Each line that includes the word "with" counts once; give the total and nothing more.

■ Data for processing ■
Start
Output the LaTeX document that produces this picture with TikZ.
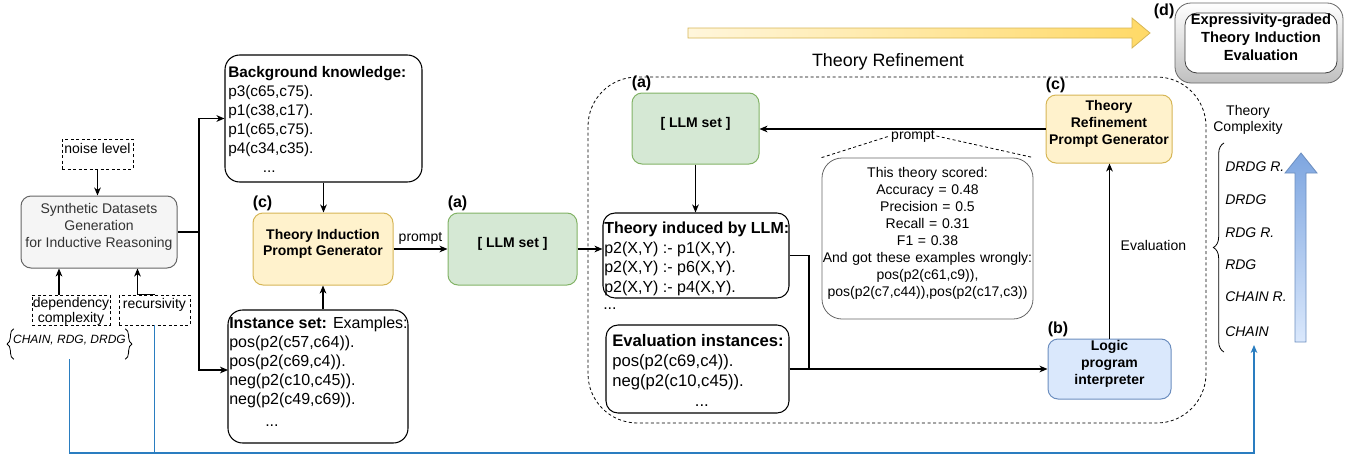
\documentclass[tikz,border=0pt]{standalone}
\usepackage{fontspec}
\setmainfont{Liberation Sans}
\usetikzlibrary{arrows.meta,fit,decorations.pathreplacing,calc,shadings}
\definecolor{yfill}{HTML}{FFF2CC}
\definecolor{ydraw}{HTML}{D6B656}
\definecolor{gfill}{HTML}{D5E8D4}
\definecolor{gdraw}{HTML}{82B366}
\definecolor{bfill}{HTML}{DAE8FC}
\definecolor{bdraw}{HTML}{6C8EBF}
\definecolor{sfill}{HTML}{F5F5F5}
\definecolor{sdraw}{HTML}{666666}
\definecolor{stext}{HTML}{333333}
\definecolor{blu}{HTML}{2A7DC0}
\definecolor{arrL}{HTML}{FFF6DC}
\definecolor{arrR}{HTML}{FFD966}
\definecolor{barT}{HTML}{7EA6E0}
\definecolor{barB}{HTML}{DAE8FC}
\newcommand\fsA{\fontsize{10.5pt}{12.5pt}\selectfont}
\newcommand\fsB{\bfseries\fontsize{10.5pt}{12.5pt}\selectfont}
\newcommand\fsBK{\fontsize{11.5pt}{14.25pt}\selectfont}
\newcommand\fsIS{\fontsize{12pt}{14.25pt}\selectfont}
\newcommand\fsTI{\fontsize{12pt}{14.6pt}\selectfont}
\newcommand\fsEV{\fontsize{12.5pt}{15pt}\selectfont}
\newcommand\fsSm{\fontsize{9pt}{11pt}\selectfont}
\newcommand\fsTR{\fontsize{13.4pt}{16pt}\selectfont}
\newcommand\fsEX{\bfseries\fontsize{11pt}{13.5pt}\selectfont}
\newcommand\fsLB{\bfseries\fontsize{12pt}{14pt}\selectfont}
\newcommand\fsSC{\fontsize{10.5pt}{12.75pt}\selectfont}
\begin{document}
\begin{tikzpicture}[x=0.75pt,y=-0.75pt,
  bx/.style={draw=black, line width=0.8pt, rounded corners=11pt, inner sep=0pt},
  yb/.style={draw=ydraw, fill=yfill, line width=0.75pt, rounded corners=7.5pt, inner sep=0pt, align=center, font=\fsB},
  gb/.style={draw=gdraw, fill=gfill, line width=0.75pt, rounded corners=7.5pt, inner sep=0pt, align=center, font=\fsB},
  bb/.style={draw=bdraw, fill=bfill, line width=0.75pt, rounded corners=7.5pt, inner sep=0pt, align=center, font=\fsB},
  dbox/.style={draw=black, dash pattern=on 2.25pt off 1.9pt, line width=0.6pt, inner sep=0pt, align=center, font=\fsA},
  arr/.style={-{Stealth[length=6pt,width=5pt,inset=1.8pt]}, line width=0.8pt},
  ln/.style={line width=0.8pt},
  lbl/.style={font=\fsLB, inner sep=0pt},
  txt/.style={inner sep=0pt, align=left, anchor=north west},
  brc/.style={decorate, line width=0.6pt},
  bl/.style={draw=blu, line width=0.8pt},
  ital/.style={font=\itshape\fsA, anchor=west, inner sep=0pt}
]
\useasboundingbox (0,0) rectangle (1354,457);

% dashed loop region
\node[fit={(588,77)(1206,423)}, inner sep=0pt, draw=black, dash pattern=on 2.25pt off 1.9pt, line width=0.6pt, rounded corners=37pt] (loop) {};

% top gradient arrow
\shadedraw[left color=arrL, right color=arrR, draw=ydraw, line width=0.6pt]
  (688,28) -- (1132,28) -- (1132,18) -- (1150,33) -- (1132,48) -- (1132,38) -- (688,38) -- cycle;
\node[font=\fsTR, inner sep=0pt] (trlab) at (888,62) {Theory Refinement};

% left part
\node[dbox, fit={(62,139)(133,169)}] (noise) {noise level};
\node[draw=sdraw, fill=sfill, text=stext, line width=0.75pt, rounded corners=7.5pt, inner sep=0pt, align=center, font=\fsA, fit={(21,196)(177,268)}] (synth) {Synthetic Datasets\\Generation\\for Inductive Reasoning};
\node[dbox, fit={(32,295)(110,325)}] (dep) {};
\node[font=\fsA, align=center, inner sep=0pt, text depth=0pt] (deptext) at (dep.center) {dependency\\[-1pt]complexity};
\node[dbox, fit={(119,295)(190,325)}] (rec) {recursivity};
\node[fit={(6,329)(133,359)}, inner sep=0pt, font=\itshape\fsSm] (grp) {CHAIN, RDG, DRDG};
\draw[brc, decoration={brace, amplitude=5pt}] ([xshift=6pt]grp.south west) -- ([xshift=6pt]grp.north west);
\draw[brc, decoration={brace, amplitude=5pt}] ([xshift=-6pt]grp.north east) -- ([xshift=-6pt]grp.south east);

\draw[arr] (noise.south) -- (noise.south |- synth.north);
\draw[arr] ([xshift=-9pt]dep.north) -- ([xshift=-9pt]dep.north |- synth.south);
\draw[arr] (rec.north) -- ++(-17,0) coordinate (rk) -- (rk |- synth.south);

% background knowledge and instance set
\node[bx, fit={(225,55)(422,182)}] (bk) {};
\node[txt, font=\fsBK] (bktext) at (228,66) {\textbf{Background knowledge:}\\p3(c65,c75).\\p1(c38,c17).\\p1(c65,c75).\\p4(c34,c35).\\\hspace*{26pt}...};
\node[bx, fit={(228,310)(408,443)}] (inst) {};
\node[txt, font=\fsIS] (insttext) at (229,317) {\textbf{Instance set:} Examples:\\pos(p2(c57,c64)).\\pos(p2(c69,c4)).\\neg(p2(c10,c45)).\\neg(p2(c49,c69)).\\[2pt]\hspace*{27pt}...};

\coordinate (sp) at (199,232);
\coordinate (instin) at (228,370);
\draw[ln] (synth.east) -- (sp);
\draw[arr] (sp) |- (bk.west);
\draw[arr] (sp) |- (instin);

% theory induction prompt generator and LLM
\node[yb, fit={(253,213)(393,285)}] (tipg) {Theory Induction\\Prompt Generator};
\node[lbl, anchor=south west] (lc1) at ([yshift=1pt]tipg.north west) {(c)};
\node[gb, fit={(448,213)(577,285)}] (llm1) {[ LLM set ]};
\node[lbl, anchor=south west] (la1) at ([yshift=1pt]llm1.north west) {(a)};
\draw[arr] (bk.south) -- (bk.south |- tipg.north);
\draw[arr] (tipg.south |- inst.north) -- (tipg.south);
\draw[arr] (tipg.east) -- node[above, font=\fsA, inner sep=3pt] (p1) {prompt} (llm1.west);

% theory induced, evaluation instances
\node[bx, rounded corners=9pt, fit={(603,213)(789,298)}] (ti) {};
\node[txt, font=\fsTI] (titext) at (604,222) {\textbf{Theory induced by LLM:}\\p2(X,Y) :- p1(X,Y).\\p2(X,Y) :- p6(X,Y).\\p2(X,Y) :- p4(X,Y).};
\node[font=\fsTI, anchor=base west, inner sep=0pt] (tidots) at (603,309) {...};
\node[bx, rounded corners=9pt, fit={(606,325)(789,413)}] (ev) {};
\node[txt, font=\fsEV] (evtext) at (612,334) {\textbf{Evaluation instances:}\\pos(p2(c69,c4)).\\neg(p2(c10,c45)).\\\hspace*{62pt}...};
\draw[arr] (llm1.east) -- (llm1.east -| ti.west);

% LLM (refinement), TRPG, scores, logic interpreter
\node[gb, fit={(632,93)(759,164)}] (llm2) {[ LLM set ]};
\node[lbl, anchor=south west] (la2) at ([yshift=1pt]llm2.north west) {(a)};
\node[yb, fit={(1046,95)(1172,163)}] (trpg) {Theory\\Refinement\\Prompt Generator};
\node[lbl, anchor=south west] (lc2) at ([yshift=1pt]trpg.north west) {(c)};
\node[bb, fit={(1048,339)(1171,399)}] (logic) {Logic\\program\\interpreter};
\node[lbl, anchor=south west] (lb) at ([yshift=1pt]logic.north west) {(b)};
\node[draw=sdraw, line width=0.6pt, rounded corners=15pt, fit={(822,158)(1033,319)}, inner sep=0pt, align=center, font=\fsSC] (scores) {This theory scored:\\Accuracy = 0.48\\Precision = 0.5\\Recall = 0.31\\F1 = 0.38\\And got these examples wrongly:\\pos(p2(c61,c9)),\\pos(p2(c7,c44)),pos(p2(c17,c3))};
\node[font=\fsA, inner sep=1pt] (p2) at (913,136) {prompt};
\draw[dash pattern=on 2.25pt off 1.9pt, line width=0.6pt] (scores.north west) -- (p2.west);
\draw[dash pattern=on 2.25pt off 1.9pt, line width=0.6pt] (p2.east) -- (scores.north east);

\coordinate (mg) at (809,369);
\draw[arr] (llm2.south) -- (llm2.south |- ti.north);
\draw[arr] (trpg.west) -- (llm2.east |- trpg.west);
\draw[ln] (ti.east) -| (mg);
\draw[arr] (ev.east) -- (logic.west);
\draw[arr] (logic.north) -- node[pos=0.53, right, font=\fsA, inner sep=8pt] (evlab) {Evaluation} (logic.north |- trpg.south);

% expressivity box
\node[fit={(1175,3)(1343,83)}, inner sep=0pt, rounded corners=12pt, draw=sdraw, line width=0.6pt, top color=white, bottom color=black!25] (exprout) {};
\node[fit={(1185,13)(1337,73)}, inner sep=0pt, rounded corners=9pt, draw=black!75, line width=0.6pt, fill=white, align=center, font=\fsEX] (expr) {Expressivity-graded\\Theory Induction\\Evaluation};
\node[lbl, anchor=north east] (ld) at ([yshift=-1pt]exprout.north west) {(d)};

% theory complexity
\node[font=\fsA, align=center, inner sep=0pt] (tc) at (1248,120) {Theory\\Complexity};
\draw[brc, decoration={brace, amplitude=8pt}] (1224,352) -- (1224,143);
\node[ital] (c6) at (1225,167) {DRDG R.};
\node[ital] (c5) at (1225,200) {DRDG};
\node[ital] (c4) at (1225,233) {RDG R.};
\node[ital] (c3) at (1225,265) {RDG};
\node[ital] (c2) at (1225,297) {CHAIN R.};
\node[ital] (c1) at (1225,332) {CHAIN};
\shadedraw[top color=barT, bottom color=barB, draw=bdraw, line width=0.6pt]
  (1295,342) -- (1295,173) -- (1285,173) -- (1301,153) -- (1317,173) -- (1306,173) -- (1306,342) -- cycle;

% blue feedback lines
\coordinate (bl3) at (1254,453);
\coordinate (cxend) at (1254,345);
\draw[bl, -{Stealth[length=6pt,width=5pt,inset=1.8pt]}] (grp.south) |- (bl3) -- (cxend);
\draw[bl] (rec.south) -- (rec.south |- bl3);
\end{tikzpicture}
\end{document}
End
Start
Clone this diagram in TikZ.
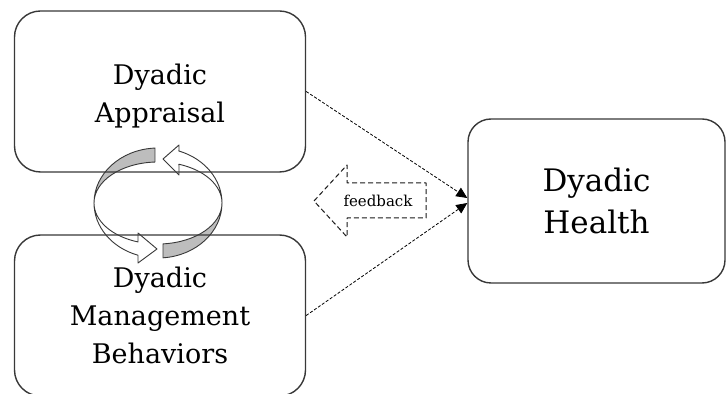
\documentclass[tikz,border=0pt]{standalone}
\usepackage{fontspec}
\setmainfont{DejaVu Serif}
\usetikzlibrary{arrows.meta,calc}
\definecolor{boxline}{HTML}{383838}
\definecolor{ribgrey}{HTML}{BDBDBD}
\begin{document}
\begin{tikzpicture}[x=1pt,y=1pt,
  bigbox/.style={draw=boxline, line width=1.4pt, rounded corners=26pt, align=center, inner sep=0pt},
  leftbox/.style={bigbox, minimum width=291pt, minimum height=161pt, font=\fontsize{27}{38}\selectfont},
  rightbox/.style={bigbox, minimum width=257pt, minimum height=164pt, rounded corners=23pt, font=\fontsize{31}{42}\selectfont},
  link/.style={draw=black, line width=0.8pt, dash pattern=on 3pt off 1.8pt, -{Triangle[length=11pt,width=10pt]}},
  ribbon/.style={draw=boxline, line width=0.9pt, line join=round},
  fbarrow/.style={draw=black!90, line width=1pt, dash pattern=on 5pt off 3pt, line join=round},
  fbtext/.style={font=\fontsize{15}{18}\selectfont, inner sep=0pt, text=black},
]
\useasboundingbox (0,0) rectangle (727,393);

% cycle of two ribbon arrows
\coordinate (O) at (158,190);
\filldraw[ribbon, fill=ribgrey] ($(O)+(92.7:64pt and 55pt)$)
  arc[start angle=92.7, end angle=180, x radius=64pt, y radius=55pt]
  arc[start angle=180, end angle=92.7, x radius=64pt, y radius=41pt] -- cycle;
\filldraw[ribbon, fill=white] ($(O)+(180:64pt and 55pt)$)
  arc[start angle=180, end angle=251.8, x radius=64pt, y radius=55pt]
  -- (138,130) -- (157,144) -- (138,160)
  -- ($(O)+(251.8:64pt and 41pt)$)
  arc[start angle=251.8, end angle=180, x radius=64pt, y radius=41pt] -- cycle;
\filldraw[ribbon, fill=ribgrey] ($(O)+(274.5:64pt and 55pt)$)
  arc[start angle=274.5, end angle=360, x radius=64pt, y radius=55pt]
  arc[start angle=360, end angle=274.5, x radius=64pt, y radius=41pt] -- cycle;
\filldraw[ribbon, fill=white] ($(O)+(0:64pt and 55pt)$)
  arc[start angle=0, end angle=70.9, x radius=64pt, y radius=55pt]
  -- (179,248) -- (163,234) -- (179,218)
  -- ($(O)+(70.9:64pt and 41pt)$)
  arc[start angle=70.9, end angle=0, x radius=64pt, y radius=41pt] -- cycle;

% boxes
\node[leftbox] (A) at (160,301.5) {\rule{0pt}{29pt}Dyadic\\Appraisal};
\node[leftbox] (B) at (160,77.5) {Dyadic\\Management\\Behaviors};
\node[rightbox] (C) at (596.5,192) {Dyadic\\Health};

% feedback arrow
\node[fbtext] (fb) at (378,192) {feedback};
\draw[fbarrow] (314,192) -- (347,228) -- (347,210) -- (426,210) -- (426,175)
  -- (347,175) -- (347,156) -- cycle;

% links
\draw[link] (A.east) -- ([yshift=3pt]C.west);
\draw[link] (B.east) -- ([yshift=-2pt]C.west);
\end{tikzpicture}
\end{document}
End
Start
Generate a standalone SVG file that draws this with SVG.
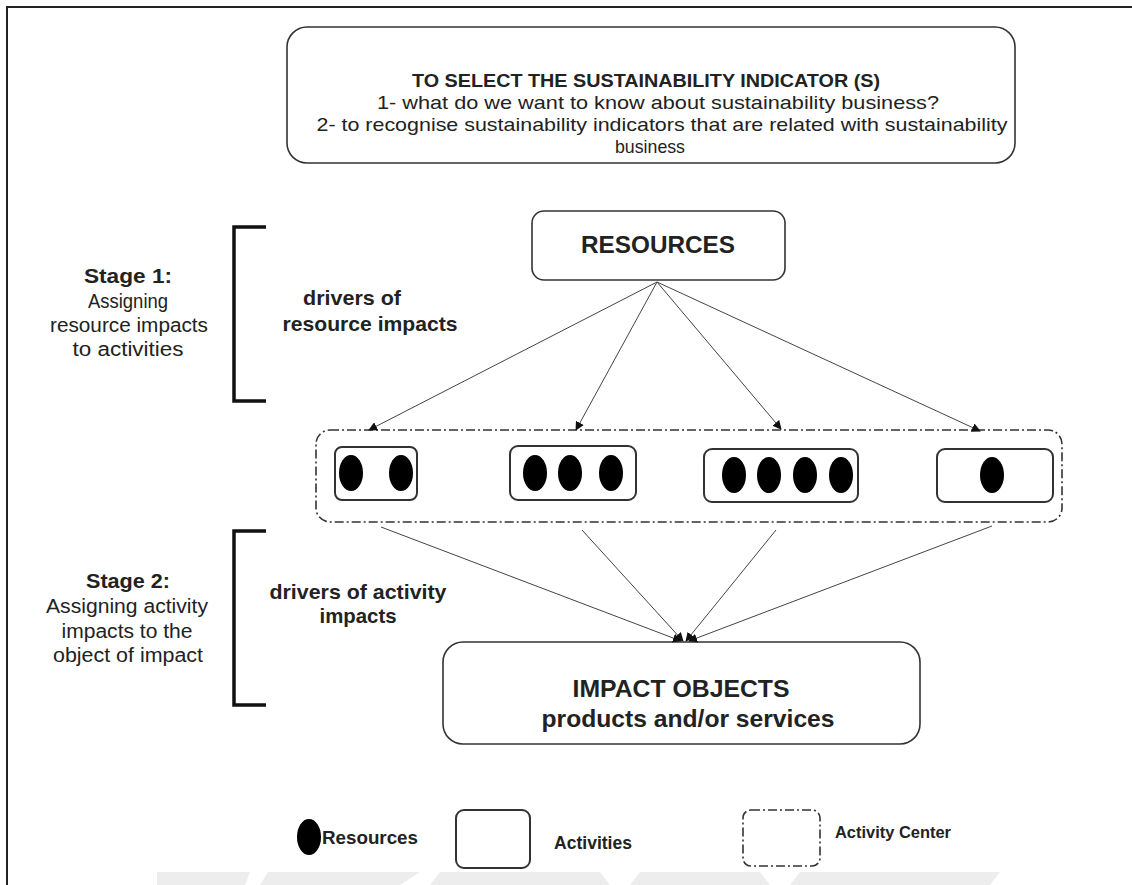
End
■ The output ■
2